At the height of the savings and loan crisis in the 1980s and 1990s, Congress and regulators adopted new rules known as “prompt corrective action” that required the government to quickly close weak financial institutions if they could not raise money to absorb mounting losses.

The rules were a response to a consensus that keeping weak institutions open longer, under an earlier practice known as forbearance, damaged healthy banks competing with the government-subsidized ones and ultimately destabilized the banking system. By shutting weakened institutions before their losses grew, prompt corrective action was also seen as less costly to taxpayers and the deposit insurance fund.

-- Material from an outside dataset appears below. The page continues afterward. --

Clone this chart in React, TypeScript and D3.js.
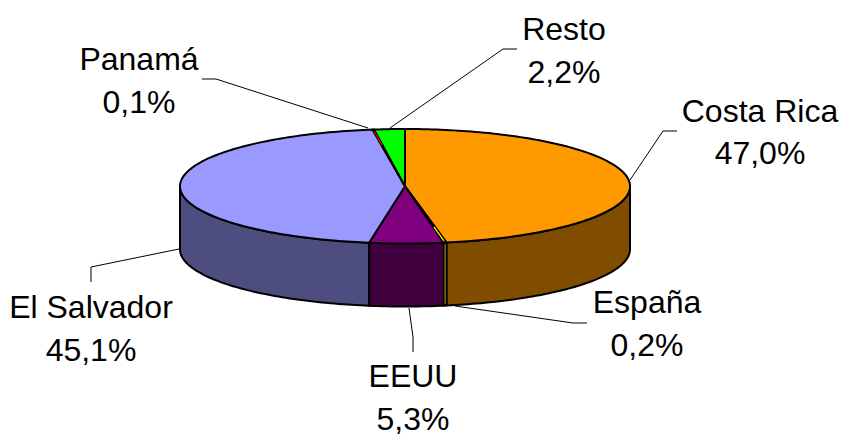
import * as d3 from 'd3'

const labels = ['Costa Rica', 'España', 'EEUU', 'El Salvador', 'Panamá', 'Resto']
const values = [47.0, 0.2, 5.3, 45.1, 0.1, 2.2]
const pctLabels = ['47,0%', '0,2%', '5,3%', '45,1%', '0,1%', '2,2%']
const topColors = ['#ff9900', '#ffff00', '#800080', '#9999ff', '#ff0000', '#00ff00']
const wallColors = ['#804d00', '#808000', '#400040', '#4d4d80', '#800000', '#008000']

// leader lines, in chart pixels
const leaders = [
  [[630, 180], [663, 131], [677, 131]],
  [[455, 306], [573, 323], [587, 323]],
  [[409, 308], [413, 337], [413, 352]],
  [[179, 249], [91, 267], [91, 282]],
  [[368, 128], [216, 79], [202, 79]],
  [[390, 128], [503, 49], [517, 49]],
]
const labelPos = [
  [760, 122, 164],
  [647, 313, 356],
  [413, 387, 430],
  [91, 318, 361],
  [139, 70, 113],
  [564, 40, 83],
]

const width = 841
const height = 437
const x = d3.scaleLinear().domain([-1, 1]).range([180, 630])
const y = d3.scaleLinear().domain([-1, 1]).range([129, 243.5])
const depth = 63
const outline = 2

const pie = d3.pie<number>().sort(null).startAngle(0).endAngle(2 * Math.PI)
const slices = pie(values)

const rimPoint = (a: number, dy = 0, r = 1): [number, number] => [
  x(r * Math.sin(a)),
  y(-r * Math.cos(a)) + dy,
]
const samples = (a0: number, a1: number) => {
  const n = Math.max(2, Math.ceil((a1 - a0) / 0.02))
  return d3.range(n + 1).map((i) => a0 + ((a1 - a0) * i) / n)
}
const line = d3.line()

const topPath = (a0: number, a1: number) =>
  line([[x(0), y(0)], ...samples(a0, a1).map((a) => rimPoint(a))]) + 'Z'

// only the front half of the rim (90deg to 270deg) shows a wall
const isFront = (a: number) => a > Math.PI / 2 && a < (3 * Math.PI) / 2
const wallPath = (a0: number, a1: number) => {
  const from = Math.max(a0, Math.PI / 2)
  const to = Math.min(a1, (3 * Math.PI) / 2)
  if (to <= from) return null
  const s = samples(from, to)
  return (
    line([
      ...s.map((a) => rimPoint(a)),
      ...s.slice().reverse().map((a) => rimPoint(a, depth)),
    ]) + 'Z'
  )
}

// the thinnest slices disappear under their outline, so redraw their colour on top
const thin = slices.filter((d) => d.value < 0.5)

export default function App() {
  return (
    <svg
      width={width}
      height={height}
      style={{ position: 'absolute', left: 0, top: 0 }}
      fontFamily="'Liberation Sans', Arial, sans-serif"
      fontSize={32}
      fill="#000"
    >
      {slices.map((d, i) => {
        const p = wallPath(d.startAngle, d.endAngle)
        return p ? <path key={i} d={p} fill={wallColors[i]} stroke="#000" strokeWidth={outline} strokeLinejoin="round" /> : null
      })}
      {slices.map((d, i) => (
        <path key={i} d={topPath(d.startAngle, d.endAngle)} fill={topColors[i]} stroke="#000" strokeWidth={outline} strokeLinejoin="round" />
      ))}
      {thin.map((d) => {
        const mid = (d.startAngle + d.endAngle) / 2
        return (
          <g key={d.index} fill="none" strokeWidth={1.2}>
            <path d={line([rimPoint(mid, 0, 0.72), rimPoint(mid, 0, 0.97)]) as string} stroke={topColors[d.index]} />
            {isFront(mid) && (
              <path d={line([rimPoint(mid, 2), rimPoint(mid, depth - 2)]) as string} stroke={wallColors[d.index]} />
            )}
          </g>
        )
      })}
      {leaders.map((l, i) => (
        <path key={i} d={line(l as [number, number][]) as string} fill="none" stroke="#000" strokeWidth={1} />
      ))}
      {labels.map((name, i) => (
        <g key={name} textAnchor="middle">
          <text x={labelPos[i][0]} y={labelPos[i][1]}>{name}</text>
          <text x={labelPos[i][0]} y={labelPos[i][2]}>{pctLabels[i]}</text>
        </g>
      ))}
    </svg>
  )
}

Administration officials say that some of the banks at issue today are simply too large to be seized by the government, making comparisons to the savings and loan crisis less meaningful.

Moreover, they say, the public outrage over the growing cost of the bailout makes it politically imperative that they exert greater control over the way the money is being spent.

But by keeping weak banks operating, the markets continue to sink and taxpayer costs are mounting, outside experts said. “The current policy is likely to result in weaker banks,” Mr. Seidman said. “And keeping insolvent banks in operation does not benefit the system.”

Some community bankers, whose institutions are stronger than the large money center banks, agree.

C. R. Cloutier, the president of MidSouth Bank of Lafayette, La., and a survivor of the savings and loan debacle, said that his institution received $20 million from the rescue fund because he and his board believed it was patriotic and would help them offer loans during a recession.

But faced with what he says is an unwarranted stigma of participating in the program, as well as the new restrictions on banks taking the money, he is now considering whether to return the money, as other institutions have sought to do.

“Two things you learn in the banking business,” Mr. Cloutier said. “The first is, concentration is bad. We now have 64 percent of deposits in eight institutions. The second rule is, your first loss is your best loss. Get it over with. Don’t pump water in a dead fish.”

Me:

"But by keeping weak banks operating, the markets continue to sink and taxpayer costs are mounting, outside experts said. “The current policy is likely to result in weaker banks,” Mr. Seidman said. “And keeping insolvent banks in operation does not benefit the system.”

Some community bankers, whose institutions are stronger than the large money center banks, agree. "

Perhaps Mr.Seidman, or even these small bankers, can explain how it could be the case that we had no plan to seize insolvent large banks, save merging them with other large banks, at whatever cost to the taxpayers. It seems FDIC 101 to have a plan for seizing ANY insolvent bank. Isn't that their job?